[Stored entries]

|---|

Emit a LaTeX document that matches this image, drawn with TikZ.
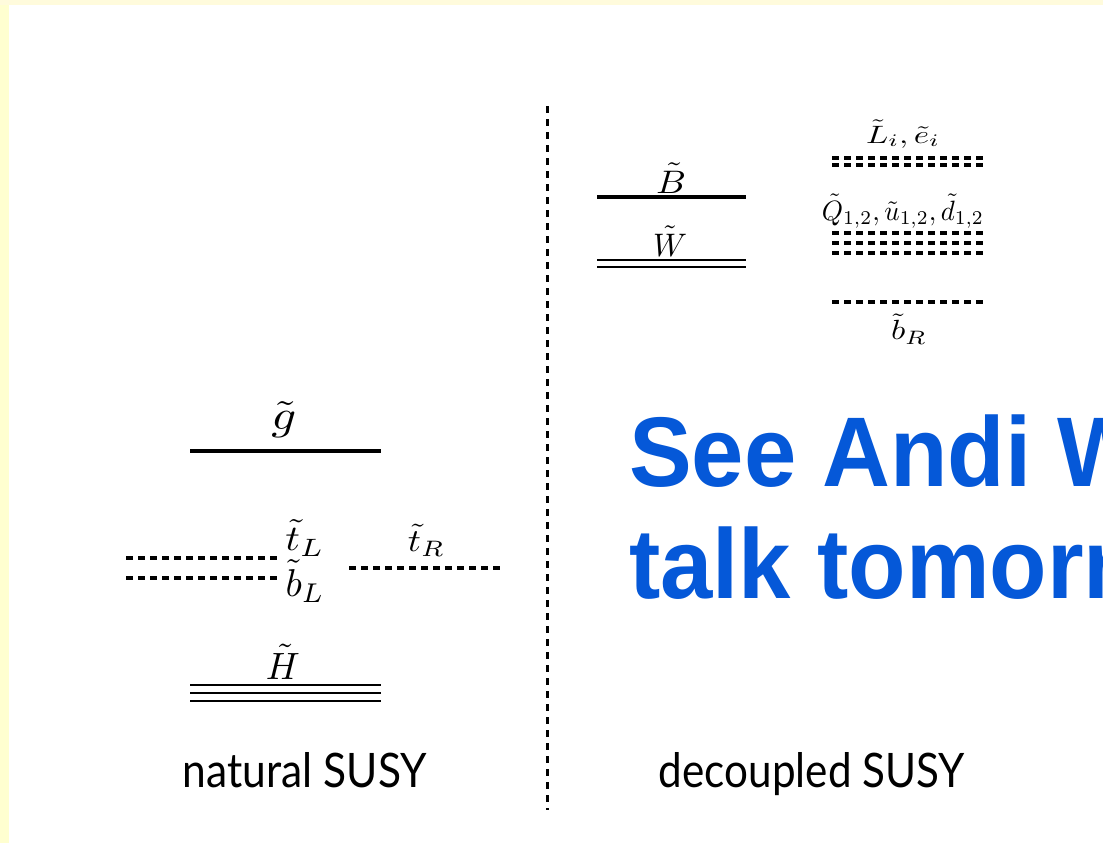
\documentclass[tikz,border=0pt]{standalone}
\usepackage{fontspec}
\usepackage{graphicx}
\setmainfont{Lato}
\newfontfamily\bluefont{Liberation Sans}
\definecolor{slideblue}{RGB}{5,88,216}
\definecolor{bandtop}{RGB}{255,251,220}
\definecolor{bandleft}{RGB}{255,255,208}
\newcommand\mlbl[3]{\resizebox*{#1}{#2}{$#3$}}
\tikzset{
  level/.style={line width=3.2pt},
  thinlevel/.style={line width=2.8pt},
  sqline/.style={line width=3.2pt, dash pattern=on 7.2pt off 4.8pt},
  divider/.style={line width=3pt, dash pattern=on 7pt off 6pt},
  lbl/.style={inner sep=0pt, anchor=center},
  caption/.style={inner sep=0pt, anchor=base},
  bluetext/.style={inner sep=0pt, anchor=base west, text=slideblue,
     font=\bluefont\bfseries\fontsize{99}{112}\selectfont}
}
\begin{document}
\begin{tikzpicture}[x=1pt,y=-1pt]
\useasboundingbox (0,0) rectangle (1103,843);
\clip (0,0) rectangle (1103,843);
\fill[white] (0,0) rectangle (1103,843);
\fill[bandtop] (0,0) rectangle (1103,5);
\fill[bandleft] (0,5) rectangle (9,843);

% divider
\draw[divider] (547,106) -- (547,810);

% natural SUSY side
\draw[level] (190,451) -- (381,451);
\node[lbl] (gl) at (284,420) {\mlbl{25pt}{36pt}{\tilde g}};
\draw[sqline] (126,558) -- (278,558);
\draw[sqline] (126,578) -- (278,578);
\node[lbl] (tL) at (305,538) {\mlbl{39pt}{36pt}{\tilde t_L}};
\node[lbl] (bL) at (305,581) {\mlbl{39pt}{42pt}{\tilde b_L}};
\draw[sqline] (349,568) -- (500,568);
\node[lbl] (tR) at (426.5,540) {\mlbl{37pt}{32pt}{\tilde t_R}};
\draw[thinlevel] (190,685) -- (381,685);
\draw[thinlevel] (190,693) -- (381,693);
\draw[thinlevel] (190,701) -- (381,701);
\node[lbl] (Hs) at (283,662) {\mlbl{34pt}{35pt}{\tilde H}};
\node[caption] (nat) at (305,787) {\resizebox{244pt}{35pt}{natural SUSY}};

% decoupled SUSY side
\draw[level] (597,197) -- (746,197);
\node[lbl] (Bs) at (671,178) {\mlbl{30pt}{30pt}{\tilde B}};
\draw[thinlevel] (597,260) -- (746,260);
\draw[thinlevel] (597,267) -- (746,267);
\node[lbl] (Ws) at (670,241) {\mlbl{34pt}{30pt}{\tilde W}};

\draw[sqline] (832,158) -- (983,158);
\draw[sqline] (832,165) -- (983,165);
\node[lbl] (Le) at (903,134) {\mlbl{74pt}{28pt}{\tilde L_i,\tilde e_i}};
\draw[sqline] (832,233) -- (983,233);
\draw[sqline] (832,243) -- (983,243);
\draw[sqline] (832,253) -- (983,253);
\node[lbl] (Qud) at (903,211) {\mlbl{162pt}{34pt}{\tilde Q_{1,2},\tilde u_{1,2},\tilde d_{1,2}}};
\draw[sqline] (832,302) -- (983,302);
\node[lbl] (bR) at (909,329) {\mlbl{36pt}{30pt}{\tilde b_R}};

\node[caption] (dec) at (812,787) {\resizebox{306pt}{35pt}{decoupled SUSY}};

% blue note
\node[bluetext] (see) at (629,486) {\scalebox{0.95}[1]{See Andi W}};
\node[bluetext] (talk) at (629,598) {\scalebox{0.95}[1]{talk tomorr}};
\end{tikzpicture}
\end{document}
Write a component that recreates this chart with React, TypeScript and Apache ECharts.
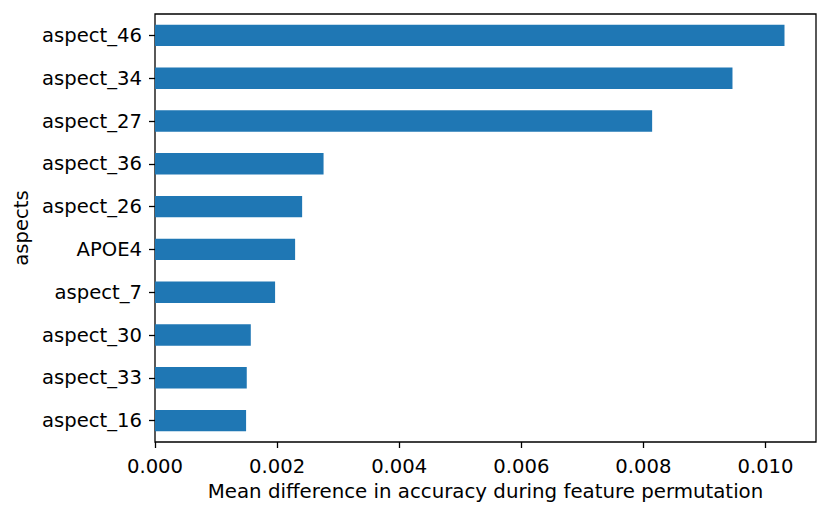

|---|

Find the word "this" in the records and pull out each line that has it.

Emit a LaTeX document that matches this image, drawn with TikZ.
Write a component that recreates this chart with React, TypeScript and Apache ECharts.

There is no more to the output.